**Data block:**
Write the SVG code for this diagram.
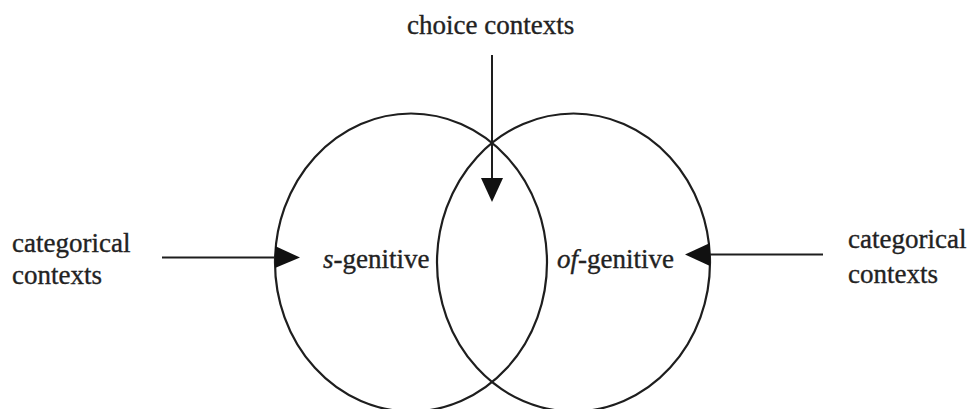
<svg xmlns="http://www.w3.org/2000/svg" width="971" height="409" viewBox="0 0 971 409">
<style>
  .c { fill: none; stroke: #1e1e1e; stroke-width: 2.2; }
  .l { stroke: #1e1e1e; stroke-width: 2; fill: none; }
  .h { fill: #111; stroke: none; }
  text { font-family: "Liberation Serif", Tinos, "Times New Roman", "DejaVu Serif", serif; font-size: 27px; fill: #222; stroke: #222; stroke-width: 0.35; }
</style>
<rect width="971" height="409" fill="#ffffff"/>
<g id="s-genitive">
  <ellipse class="c" cx="411" cy="262.5" rx="136" ry="149"/>
  <text x="323" y="268"><tspan font-style="italic">s</tspan>-genitive</text>
</g>
<g id="of-genitive">
  <ellipse class="c" cx="573.5" cy="262.5" rx="136.5" ry="149"/>
  <text x="557" y="268"><tspan font-style="italic">of</tspan>-genitive</text>
</g>
<g id="choice-contexts">
  <text x="407" y="34">choice contexts</text>
</g>
<g id="categorical-left">
  <text x="12" y="252">categorical</text>
  <text x="12" y="284">contexts</text>
</g>
<g id="categorical-right">
  <text x="848" y="248">categorical</text>
  <text x="848" y="283">contexts</text>
</g>
<g id="connectors">
  <line class="l" x1="492" y1="55" x2="492" y2="182"/>
  <polygon class="h" points="481,178 503,178 492,202"/>
  <line class="l" x1="162" y1="257.5" x2="278" y2="257.5"/>
  <polygon class="h" points="275,246 275,268 300,257.5"/>
  <line class="l" x1="823" y1="254.5" x2="707" y2="254.5"/>
  <polygon class="h" points="710,243 710,266 685,254.5"/>
</g>
</svg>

**Exercise requirements:** Copy out the data above exactly, except the pictures.

**Answer to the problem:**
Write the SVG code for this diagram.
<svg xmlns="http://www.w3.org/2000/svg" width="971" height="409" viewBox="0 0 971 409">
<style>
  .c { fill: none; stroke: #1e1e1e; stroke-width: 2.2; }
  .l { stroke: #1e1e1e; stroke-width: 2; fill: none; }
  .h { fill: #111; stroke: none; }
  text { font-family: "Liberation Serif", Tinos, "Times New Roman", "DejaVu Serif", serif; font-size: 27px; fill: #222; stroke: #222; stroke-width: 0.35; }
</style>
<rect width="971" height="409" fill="#ffffff"/>
<g id="s-genitive">
  <ellipse class="c" cx="411" cy="262.5" rx="136" ry="149"/>
  <text x="323" y="268"><tspan font-style="italic">s</tspan>-genitive</text>
</g>
<g id="of-genitive">
  <ellipse class="c" cx="573.5" cy="262.5" rx="136.5" ry="149"/>
  <text x="557" y="268"><tspan font-style="italic">of</tspan>-genitive</text>
</g>
<g id="choice-contexts">
  <text x="407" y="34">choice contexts</text>
</g>
<g id="categorical-left">
  <text x="12" y="252">categorical</text>
  <text x="12" y="284">contexts</text>
</g>
<g id="categorical-right">
  <text x="848" y="248">categorical</text>
  <text x="848" y="283">contexts</text>
</g>
<g id="connectors">
  <line class="l" x1="492" y1="55" x2="492" y2="182"/>
  <polygon class="h" points="481,178 503,178 492,202"/>
  <line class="l" x1="162" y1="257.5" x2="278" y2="257.5"/>
  <polygon class="h" points="275,246 275,268 300,257.5"/>
  <line class="l" x1="823" y1="254.5" x2="707" y2="254.5"/>
  <polygon class="h" points="710,243 710,266 685,254.5"/>
</g>
</svg>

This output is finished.